Kusser’s Theatrical Overtures: A Glimpse into the Franco-German Baroque Crossroads
Johann Sigismund Kusser—who Gallicized his name to Cousser when it suited his purposes—occupies one of those curious positions in music history where ambition outstripped genius, though not by so wide a margin as to render the music uninteresting. Born in Bratislava in 1660, he studied with Lully (or so he claimed, and the claim seems plausible enough), absorbed the French manner like blotting paper, and spent much of his peripatetic career trying to transplant the glories of Versailles to the less receptive soil of German courts. These six Ouvertures de théâtre from 1682 represent him at twenty-two, already a master of imitation if not quite of invention.
The French overture as Lully codified it—that grave opening with its dotted rhythms and hieratic tread, followed by a fugal "allegro" and then a suite of dances—was the most exportable musical commodity of the late seventeenth century. Kusser understood the formula perfectly. What he couldn’t quite capture was the ineffable quality that makes Lully’s best overtures feel inevitable rather than merely well-constructed. Listen to the opening of the Overture No. 1 in A minor: the gestures are all correct, the harmonic progressions proper, but there’s a certain pedagogical quality to it, as if we’re hearing a very accomplished student’s work rather than the master’s own hand.
That said, these pieces have considerable charm. The dance movements—bourées, gigues, minuets, gavottes, though frustratingly unindexed here—often achieve a genuine grace. The Overture No. 2 in B-flat contains a particularly fetching gavotte (or is it the second one? the lack of proper track indexing makes precision difficult) where Kusser’s melodic gift shows itself to real advantage. And there are moments, particularly in the Overture No. 5 in F, where the contrapuntal writing in the fugal sections displays genuine ingenuity.

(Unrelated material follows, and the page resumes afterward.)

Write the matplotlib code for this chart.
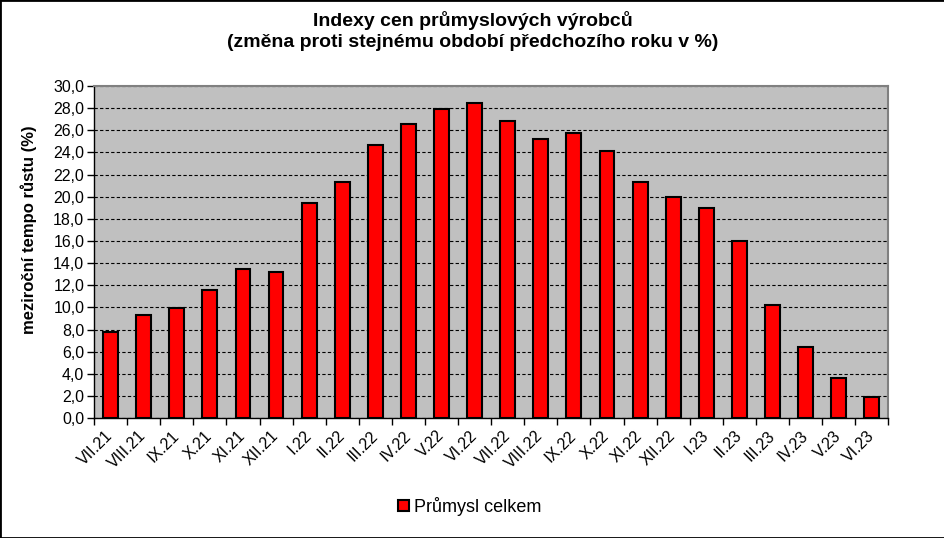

Peter Zajicek and his forces from Musica Aeterna and Les Menus Plaisirs give us period-instrument performances that are entirely respectable without being revelatory. The string sound is appropriately lean, the articulation clean, the ornamentation tasteful if somewhat cautious. But I wanted more dynamic contrast, more rhetorical point-making, more of that French swagger that Kusser was trying so hard to emulate. The harpsichord continuo, as the original reviewer notes, sits too far back in the mix—a puzzling choice in music where the continuo provides not just harmonic foundation but rhythmic drive and textural color.
The acoustic is pleasant enough, though it lends everything a certain sameness of affect. Court music, yes, but which court? The rather undifferentiated resonance doesn’t help distinguish between the ceremonial grandeur that should characterize the opening movements and the more intimate character appropriate to some of the dance movements.
The presentation is another matter entirely. The booklet notes are laid out in a manner that seems designed to frustrate consultation—light typeface, unconventional organization, and the sort of trilingual format that makes you hunt for information rather than finding it readily. We learn biographical facts (though the death date is given as both 1724 and 1727, depending on where you look) but get virtually nothing about the specific pieces we’re hearing. For a release from a foundation with Paribas money behind it, this seems penny-wise and pound-foolish.
As a historical document, this recording has value. Kusser represents an important moment in the internationalization of Baroque style, that “Second Baroque” period around 1670 when national boundaries became more porous and composers deliberately cultivated cosmopolitan idioms. But as music to return to repeatedly? I’m less convinced. These overtures are well-crafted without being essential, attractive without being compelling. They illuminate a corner of musical history without quite justifying their own resurrection on purely aesthetic grounds.
The release is competent, the music interesting as period artifact and occasionally delightful on its own terms. But Kusser wasn’t Bach, wasn’t even Telemann, and seventy-seven minutes of his theatrical overtures—however historically notable—asks more patience than most listeners will want to extend.